I did enjoy seeing Billy Dee Williams, whose appearance brought some much needed interest, or humor, or even implied humor, to the movie (though I kept waiting for him to crack open a Colt 45).
One Flew Over the Cuckoo's Nest (1975)
Famously dominated the Oscars in its year, as time goes on a fairly legendary one in the annals of film. The other best picture nominees that year were Barry Lyndon, Dog Day Afternoon, Jaws, and Nashville. The other best director nominees were Fellini, Kubrick, Altman, and Lumet. This of course was directed by Milos Forman, probably the most famous figure to emerge from the Czech new wave of the 60s who emigrated from that country after the crackdown of 1968. I have to admit, I have a lot of affection for this movie. It is absurd, but that is after all, largely the point. The sensibility of life as essentially absurd is a strong current running throughout the Czech mindset, which impresses itself upon the outside observer as bitterness tempered or cut through in places with a rather charming whimsy. This is the best I can explain the quality with which I think Milos Forman infused into this movie, which I'm sure would have been very different, and probably less likable, in the hands of another director. Also, I like to think that maybe I share something of this outlook on life, though it has not assumed as clear and definite or appealing a form in me as maybe it has in intelligent Czech people.
I am tempted to get some of the music Nurse Ratched was fond of playing in the ward (such as the number above) to put on for my children.
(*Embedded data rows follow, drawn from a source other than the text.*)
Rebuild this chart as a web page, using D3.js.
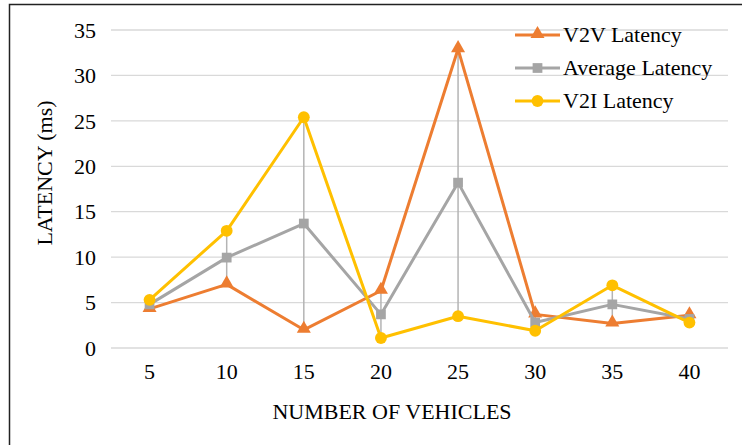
<!DOCTYPE html>
<html>
<head>
<meta charset="utf-8">
<script src="https://cdn.jsdelivr.net/npm/d3@7"></script>
<style>
  html, body { margin: 0; padding: 0; background: #fff; }
  svg { display: block; }
  svg text { font-family: "Times New Roman", "Liberation Serif", Times, serif !important; fill: #000; }
</style>
</head>
<body>
<svg id="chart" width="742" height="445"></svg>
<script>
// Number of vehicles on the x axis
const vehicles = ["5", "10", "15", "20", "25", "30", "35", "40"];

// Latency in milliseconds for each vehicle count
const v2vLatency = [4.3, 7.0, 2.0, 6.3, 32.9, 3.7, 2.7, 3.6];
const avgLatency = [4.8, 9.95, 13.7, 3.7, 18.2, 2.8, 4.8, 3.2];
const v2iLatency = [5.3, 12.9, 25.4, 1.1, 3.5, 1.9, 6.9, 2.8];

const yTicks = [0, 5, 10, 15, 20, 25, 30, 35];

const seriesNames = ["V2V Latency", "Average Latency", "V2I Latency"];
const seriesColors = ["#ED7D31", "#A5A5A5", "#FFC000"];
const seriesShapes = [d3.symbolTriangle, d3.symbolSquare, d3.symbolCircle];
const seriesSizes = [85, 95, 110];

const series = [v2vLatency, avgLatency, v2iLatency].map((values, i) => ({
  name: seriesNames[i], color: seriesColors[i], shape: seriesShapes[i], size: seriesSizes[i], values
}));

const FONT = "'Times New Roman', 'Liberation Serif', serif";
const FS = "22px";
const svg = d3.select("#chart");
const plot = { left: 111, right: 728, top: 30, bottom: 348 };

const x = d3.scaleBand().domain(vehicles).range([plot.left, plot.right]);
const y = d3.scaleLinear().domain([0, 35]).range([plot.bottom, plot.top]);
const cx = d => x(d) + x.bandwidth() / 2;

// Outer frame (left and top edges)
svg.append("path")
  .attr("d", "M9.5,445 L9.5,4.5 L742,4.5")
  .attr("fill", "none").attr("stroke", "#222").attr("stroke-width", 1.5);

// Horizontal gridlines
svg.append("g").selectAll("line").data(yTicks).join("line")
  .attr("x1", plot.left).attr("x2", plot.right)
  .attr("y1", d => y(d)).attr("y2", d => y(d))
  .attr("stroke", "#D9D9D9").attr("stroke-width", 1.3);

// Y axis tick labels
const yAxis = d3.axisLeft(y).tickValues(yTicks).tickSize(0).tickPadding(0);
const yg = svg.append("g").attr("transform", `translate(${plot.left - 15},0)`).call(yAxis);
yg.select(".domain").remove();
yg.selectAll("text").style("font-family", FONT).style("font-size", FS).attr("dy", "0.33em");

// X axis tick labels
const xAxis = d3.axisBottom(x).tickSize(0).tickPadding(0);
const xg = svg.append("g").attr("transform", `translate(0,${plot.bottom + 15})`).call(xAxis);
xg.select(".domain").remove();
xg.selectAll("text").style("font-family", FONT).style("font-size", FS).attr("dy", "0.72em");

// Axis titles
svg.append("text")
  .attr("x", 392).attr("y", 419)
  .attr("text-anchor", "middle")
  .style("font-family", FONT).style("font-size", FS)
  .text("NUMBER OF VEHICLES");
svg.append("text")
  .attr("transform", "translate(52,173) rotate(-90)")
  .attr("text-anchor", "middle")
  .style("font-family", FONT).style("font-size", FS)
  .text("LATENCY (ms)");

// High-low lines joining the highest and lowest value at each vehicle count
svg.append("g").selectAll("line").data(vehicles).join("line")
  .attr("x1", d => cx(d)).attr("x2", d => cx(d))
  .attr("y1", (d, i) => y(d3.max(series, s => s.values[i])))
  .attr("y2", (d, i) => y(d3.min(series, s => s.values[i])))
  .attr("stroke", "#B4B4B4").attr("stroke-width", 1.5);

// Series lines and markers
const line = d3.line().x((v, i) => cx(vehicles[i])).y(v => y(v));
const gs = svg.append("g").selectAll("g").data(series).join("g");
gs.append("path")
  .attr("d", s => line(s.values))
  .attr("fill", "none").attr("stroke", s => s.color)
  .attr("stroke-width", 3).attr("stroke-linejoin", "round");
gs.each(function (s) {
  d3.select(this).selectAll("path.m").data(s.values).join("path")
    .attr("class", "m")
    .attr("transform", (v, i) => `translate(${cx(vehicles[i])},${y(v) + (s.shape === d3.symbolTriangle ? -1 : 0)})`)
    .attr("d", d3.symbol().type(s.shape).size(s.size))
    .attr("fill", s.color);
});

// Legend
const legend = svg.append("g").attr("transform", "translate(515,35)");
const items = legend.selectAll("g").data(series).join("g")
  .attr("transform", (s, i) => `translate(0,${i * 33})`);
items.append("line").attr("x1", 0).attr("x2", 45).attr("y1", 0).attr("y2", 0)
  .attr("stroke", s => s.color).attr("stroke-width", 3);
items.append("path")
  .attr("transform", s => `translate(22.5,${s.shape === d3.symbolTriangle ? -1 : 0})`)
  .attr("d", s => d3.symbol().type(s.shape).size(s.size)())
  .attr("fill", s => s.color);
items.append("text").attr("x", 48).attr("y", 0).attr("dy", "0.33em")
  .style("font-family", FONT).style("font-size", FS).text(s => s.name);
</script>
</body>
</html>
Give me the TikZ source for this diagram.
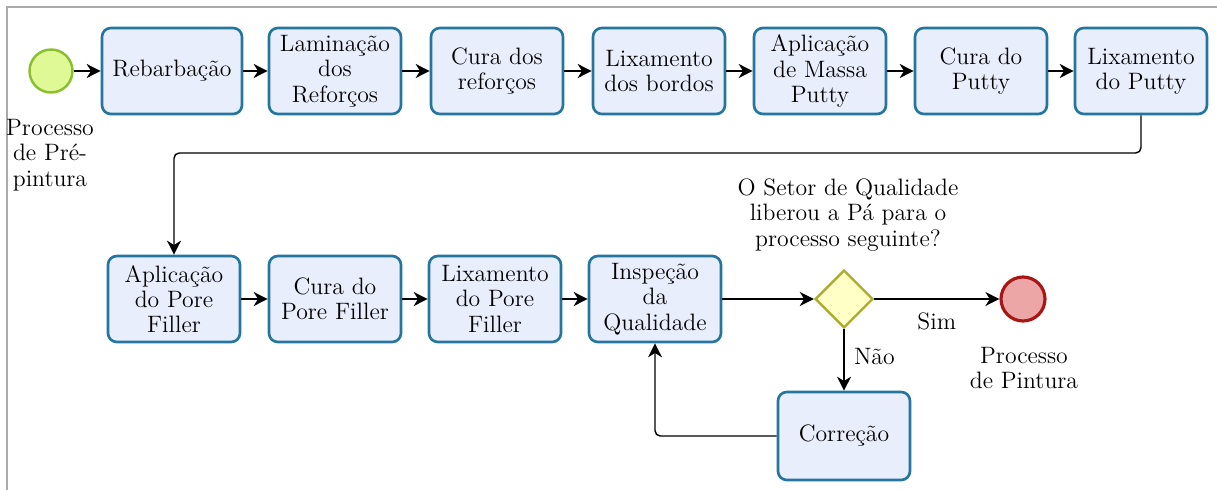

It is actually quite calming, and while I am worried about them turning into passive zombies wholly lacking in any initiative like I am, I think there are much greater threats in that way than elevator music, which naturally would be interspersed with strident, commanding selections from Beethoven and the like.
Everyone who sees this now makes the same observation, but it is remarkable to think that this was a major Hollywood production and was very popular commercially. Or was considered popular enough.
Little Big Man (1970)
I'm not sure what to make of this movie, which I knew nothing about before it turned up on my list. I will probably need to see it again sometime. At some moments I felt like it was interesting, at others I wondered if it were one of those 'you had to be there' late 60s/early 70s movies (I stole this description, which I found humorous, from a prominent and outstanding movie blogger who seems to be about my age). I had trouble concentrating my attention on it all the way through. It is a long, sprawling, picaresque Western-type of movie, similar to a type of novel that was popular at the time, massive, detail and fact-stuffed, full of goofy and somewhat irreverent incidents often featuring historical personages, the John Barth, John Gardner type of book. The director was Arthur Penn, who had done Bonnie and Clyde and Alice's Restaurant in the three years prior to this, so he was at the short-lived, but quite productive, peak of his career. Dustin Hoffman was the star, playing a rather strange role as a white man who, starting as a child, keeps getting captured during the wars between the white men and the Indians and living as a member of whichever society he happens to be in the fold of at the time until he gets captures again in the next war. Faye Dunaway is also in it, playing an even more bizarre character. It's 1970, so Dustin Hoffman has a decent amount of situationally interesting sex come his way even though he is neither particularly looking for it nor seems to merit such unasked for bounty. George Custer is a fairly major character, and a good one. Wild Bill Hickok is almost depicted, though he is not as effective as the Custer character. I think I will give it a year of two and see it again.